多核结构上高效的线程级推测及事务执行模型研究

英文题名：Research on the Efficient Thread-level Speculation and Transactional Execution Model on Multi-core Platform
作者：刘圆
论文级别：博士
学科专业名称：计算机系统结构
中文关键词：多核体系结构 ; 推测多线程 ; 事务存储 ; 程序剖析 ; 动态优化
英文关键词：multi-core processor architecture ; speculative multithreading ; program profile ; dynamic optimization
学位年度：2007
导师：杨寿保 ; 安虹
学科代码：081201
学位授予单位：中国科学技术大学
论文提交日期：2007-09-01

摘要

片上多核作为当今处理器设计的主流技术,需要运行多线程应用才能充分发挥性能。推测多线程方法能够简化并行编程,允许程序员或者编译器在不完全保证正确性的情况下,尝试激进的优化方式来开发和利用更多的程序并行性。实现这种方法的难点在于访存操作的局部缓存,已提出的一些推测多线程方案都使用了非常复杂的缓存机制,不光增加了硬件设计复杂度,也在一定程度上影响了应用开发的效率。实现这种技术的另一个难点是如何有效地减少误推测对并行性能的不确定性影响。为此,本文尝试采用事务存储和动态剖析技术来解决这两大难题,为多核平台寻找一种能够高效地推测并行化应用程序的软硬件协同的解决方案。
     本文围绕基于事务存储的线程级推测技术开展了深入系统的研究,涉及结构模型、编程和执行模型、动态优化方法等方面的内容。主要研究成果包括:(1)本文首先提出了一个基于事务存储的推测多线程体系结构模型SPoTM(Speculatire Parallelization on Transactional Memory)。SPoTM利用事务存储来实现线程间的读写操作隔离,提供了线程乱序执行、顺序提交、冲突检测以及推测失败后回退等功能。(2)本文还为SPoTM结构设计了一个基于循环并行的推测多线程编程模型,提供了实现该编程模型所需的推测线程系统库以及指令集扩展等。SPoTM编程模型实现简单,并行化需要的代码调整很少,对多线程并行程序设计的简化非常明显。(3)本文选取SPEC CPU 2000中的若干典型程序,在为SPoTM结构开发的模拟执行平台fastTM和sim-SPoTM上进行了详细的评测,量化分析了各种硬件机制对推测执行性能的影响,以寻找性价比较好的实现方案。

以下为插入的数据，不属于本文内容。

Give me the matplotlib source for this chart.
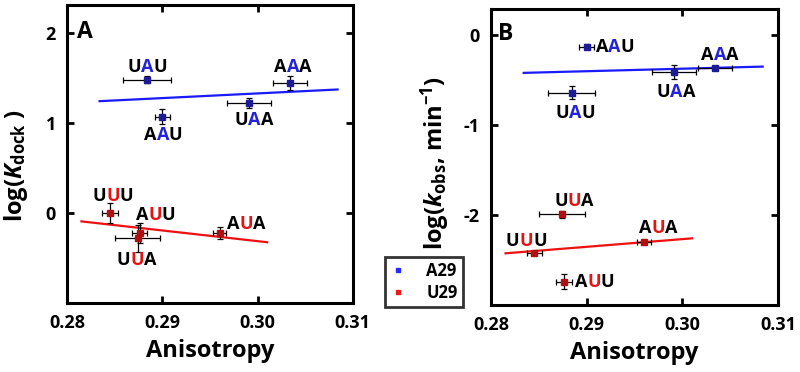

本文还全面分析了在推测执行条件下Cache局部性的变化,并提出和验证了几个改善局部性的方法。(4)针对当前推测多线程优化中普遍使用的离线剖析方式受到培训输入集限制的问题,本文提出并实现了一种在运行时根据在线剖析结果自动变换推测多线程程序的动态优化方法。该方法在运行时执行剖析和优化工作,不需要单独的剖析过程以及通用的测试输入集,同时也适用于那些运行时行为特征呈阶段性变化的程序。实验表明,在指导事务划分和选择并行循环方面,动态优化方法能够达到和离线优化方法相近的效果。
     在设计评测SPoTM结构模型,开发动态软件优化系统的过程中,我们得到了一些关于如何有效利用推测多线程技术的定性结论。首先,为了提升推测执行性能,我们认为更多的努力应当投入到软件优化方面,而不是激进地调整硬件结构和执行机制。其次,推测多线程技术并不能使自动并行完全取代手工并行,这种技术可以作为手工并行的辅助工具来使用。最后,不论是手工并行还是自动并行,一个渐进的并行代码变换过程都是需要的,而在此过程中,剖析指导的优化技术起着非常关键的作用。
Multi-core architecture has become the main stream of processor designs, but to make full use of the parallel computing resources on the multi-core platforms the multi-threads application is desired. The speculative parallel threading technique has been proposed in order to simplify the parallel programming. Its distinct characteristic is to relax the constraints about sequential semantics between threads, which allowed programmers or compiler to attempt the aggressive optimizing ways even though the validity of transformations can't been guaranteed in the static compiling phase.
     It is an issue to buffer memory accesses during implementing speculative multithreading. Current speculative multithreading projects used too complicated buffering mechanism, which increased the complexity of hardware designs and impacted the efficiency of multithreaded application developments. The other problem is how to reduce the indetermination of parallel performance gains from mis-speculation. So this dissertation uses transactional memory and dynamic profiling technique to address the two problems. And the research target is to find an efficient software-hardware associative solution to speculative multithreading for multi-core platforms.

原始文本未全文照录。